Normally, the evidence for the Plaintiff is presented to the court first. The reason for this is that the burden of proof lies on the Plaintiff; he/she it is who is making allegations about the Defendant. The case is about those allegations, nothing else; (except where there is a counterclaim).

When all the evidence (from witnesses or otherwise) of the Plaintiff has been presented to the court, the Defendant will call his/her witnesses to rebut that evidence of the Plaintiff. That is, this will happen assuming the Plaintiff has made out a prima facie case. A prima facie case is one which, in the absence of rebuttal evidence from the Defendant, will entitle the Plaintiff to a verdict.

When a party calls a witness to give evidence, the advocate for that party is not permitted to “lead” the witness. That means that the questions put to the witness should not suggest the answer. Such questions are called “leading questions”. As a rough (but mistaken) rule of thumb, if the answer to the question is “yes” or “no”, the question is a leading question.

In practice, some leading questions are permitted. They are very useful to introduce non-controversial facts about the witness, for instance.

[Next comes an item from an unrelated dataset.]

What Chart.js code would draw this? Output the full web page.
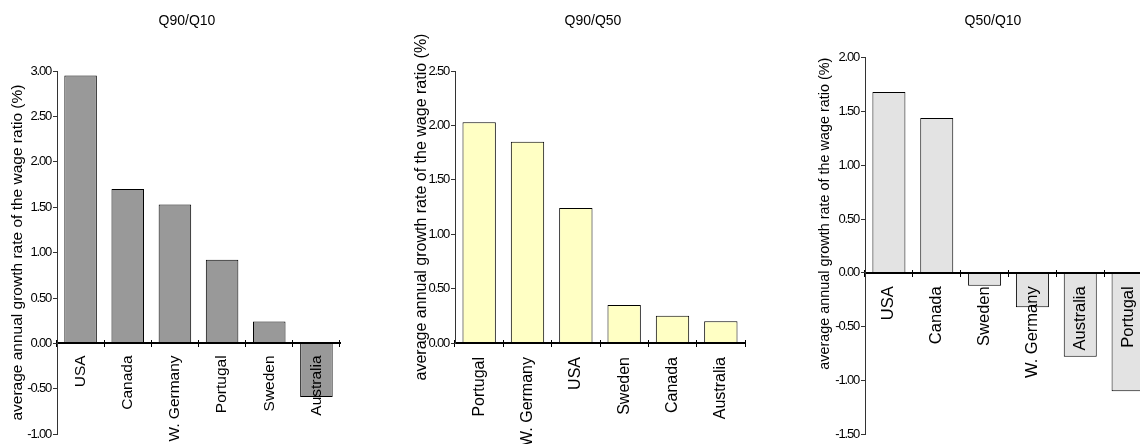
<!DOCTYPE html>
<html lang="en">
<head>
<meta charset="UTF-8">
<title>Growth of wage ratios</title>
<style>
  html, body { margin: 0; padding: 0; background: #fff; }
  body { position: relative; width: 1140px; height: 444px; overflow: hidden; }
  .panel { position: absolute; top: 0; }
  .panel canvas { display: block; }
</style>
</head>
<body>
<div class="panel" style="left:0px"><canvas id="chartQ9010" width="380" height="444"></canvas></div>
<div class="panel" style="left:380px"><canvas id="chartQ9050" width="380" height="444"></canvas></div>
<div class="panel" style="left:760px"><canvas id="chartQ5010" width="400" height="444"></canvas></div>

<script src="https://cdn.jsdelivr.net/npm/chart.js"></script>
<script>
// data
const q9010Countries = ['USA', 'Canada', 'W. Germany', 'Portugal', 'Sweden', 'Australia'];
const q9010Values = [2.95, 1.70, 1.53, 0.92, 0.24, -0.59];

const q9050Countries = ['Portugal', 'W. Germany', 'USA', 'Sweden', 'Canada', 'Australia'];
const q9050Values = [2.03, 1.85, 1.24, 0.35, 0.25, 0.20];

const q5010Countries = ['USA', 'Canada', 'Sweden', 'W. Germany', 'Australia', 'Portugal'];
const q5010Values = [1.68, 1.44, -0.12, -0.32, -0.78, -1.10];

const yAxisTitle = 'average annual growth rate of the wage ratio (%)';
const sansFont = '"Liberation Sans", Arial, sans-serif';

// heading above each panel
const panelTitle = {
    id: 'panelTitle',
    afterDraw(chart, args, opts) {
        const ctx = chart.ctx;
        ctx.save();
        ctx.letterSpacing = '0px';
        ctx.font = '14px ' + sansFont;
        ctx.fillStyle = '#000';
        ctx.textAlign = 'center';
        ctx.textBaseline = 'middle';
        ctx.fillText(opts.text, opts.x, opts.y);
        ctx.restore();
    }
};

// the value labels in the original are squeezed together ("3.00" looks like "300")
// everything drawn before the bars gets tight spacing, the rest is normal
const tightTicks = {
    id: 'tightTicks',
    beforeDraw(chart) { chart.ctx.letterSpacing = '-1.2px'; },
    beforeDatasetsDraw(chart) { chart.ctx.letterSpacing = '0px'; }
};

function buildChart(canvasId, p) {
    const ctx = document.getElementById(canvasId).getContext('2d');
    return new Chart(ctx, {
        type: 'bar',
        data: {
            labels: p.labels,
            datasets: [{
                data: p.values,
                backgroundColor: p.fill,
                borderColor: '#000',
                borderWidth: 1,
                barPercentage: 0.69,
                categoryPercentage: 1
            }]
        },
        options: {
            responsive: false,
            animation: false,
            layout: { padding: p.pad },
            plugins: {
                legend: { display: false },
                tooltip: { enabled: false },
                panelTitle: { text: p.title, x: p.titleX, y: 21 }
            },
            scales: {
                x: {
                    type: 'category',
                    position: { y: 0 },
                    offset: true,
                    grid: { offset: true, drawOnChartArea: false, tickLength: 3, color: '#000', z: 1 },
                    border: { color: '#000', width: 2, z: 1 },
                    ticks: {
                        minRotation: 90, maxRotation: 90, autoSkip: false,
                        padding: p.labelPad, color: '#000', z: 1,
                        font: { family: sansFont, size: p.labelSize }
                    }
                },
                // second copy of the category axis, only for the tick marks above the zero line
                x2: {
                    type: 'category',
                    position: { y: 0 },
                    offset: true,
                    grid: { offset: true, drawOnChartArea: false, tickLength: -3, color: '#000', z: 1 },
                    border: { display: false },
                    ticks: { display: false }
                },
                y: {
                    min: p.min,
                    max: p.max,
                    ticks: {
                        stepSize: 0.5, padding: 2, color: '#000',
                        font: { family: sansFont, size: 13 },
                        callback: v => v.toFixed(2)
                    },
                    grid: { drawOnChartArea: false, tickLength: 4, color: '#333', z: 1 },
                    border: { color: '#333', width: 1, z: 1 },
                    title: {
                        display: true,
                        text: yAxisTitle,
                        color: '#000',
                        align: p.yTitleAlign,
                        font: { family: sansFont, size: p.yTitleSize },
                        padding: { top: p.yTitlePad, bottom: 0 }
                    },
                    afterFit(scale) { scale.width = p.yWidth; }
                }
            }
        },
        plugins: [tightTicks, panelTitle]
    });
}

buildChart('chartQ9010', {
    labels: q9010Countries, values: q9010Values, fill: '#999999',
    title: 'Q90/Q10', titleX: 187,
    min: -1, max: 3,
    pad: { top: 71, right: 40, bottom: 7, left: 0 },
    yWidth: 57, yTitleSize: 15.5, yTitlePad: 8.7, yTitleAlign: 'center',
    labelSize: 15.5, labelPad: 9
});

buildChart('chartQ9050', {
    labels: q9050Countries, values: q9050Values, fill: '#FFFFC4',
    title: 'Q90/Q50', titleX: 213,
    min: 0, max: 2.5,
    pad: { top: 71, right: 15, bottom: 101, left: 0 },
    yWidth: 75, yTitleSize: 16, yTitlePad: 32, yTitleAlign: 'center',
    labelSize: 16, labelPad: 11
});

buildChart('chartQ5010', {
    labels: q5010Countries, values: q5010Values, fill: '#E3E3E3',
    title: 'Q50/Q10', titleX: 233,
    min: -1.5, max: 2,
    pad: { top: 57.7, right: 8, bottom: 7.3, left: 0 },
    yWidth: 105, yTitleSize: 14.4, yTitlePad: 56.4, yTitleAlign: 'end',
    labelSize: 16.5, labelPad: 10.5
});
</script>
</body>
</html>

The examination of a witness by the advocate calling that witness is called “examination in chief”. It is more difficult to do this than it is to “cross-examine”. What the advocate must avoid doing, is to give the evidence himself/herself. A leading question has this effect; it suggests to the witness the evidence he/she should give.

Consequently, some witnesses struggle to answer questions in examination in chief, because they are surprised by the circumspect character of the questions. They come to life during the “cross-examination”.

“Cross-examination” is the process whereby the advocate for a party asks questions of the witness called by the other party. That advocate is not restrained in the form of the questions asked; leading questions are permitted. (Cross-examination is not bullying; bullying is not permitted).

To say that an advocate may ask leading questions is not to suggest that that, or any advocate, is completely free in the questions asked. Only relevant evidence is admissible in a trial; irrelevant evidence is inadmissible, therefore questions about irrelevancies are not permitted.

It is the job of the opposing advocate to ask the judge to disallow such questions. (Unless it is thought better to leave the opponent to drown in those irrelevancies).

Furthermore, it is the job of the Defendant’s advocate to, in due course, in cross-examination, give the Plaintiff’s witnesses an opportunity to comment on the case which the Defendant’s witness or witnesses will say in relation to the matters testified to by the Plaintiff’s witnesses. (The penalty for the Defendant if this does not happen can be severe).

When cross examination is finished the advocate who called the witness has a chance to ask further questions of the witness, but only to address new matters arising from cross-examination and requiring clarification.

The trial will proceed in this fashion with each witness being called and asked questions, first in examination in chief, then in cross-examination and then, maybe, in re-examination. Then the next witness is called.

The reason why cross-examination is so prominent in the mind of a witness is that the major purpose of those questions is to undermine the evidence given by the witness. This is not to say that that process will be successful; often it is not. In fact, cross-examination may “free” the witness to address the evidence again and deliver it more cogently and persuasively than first time around.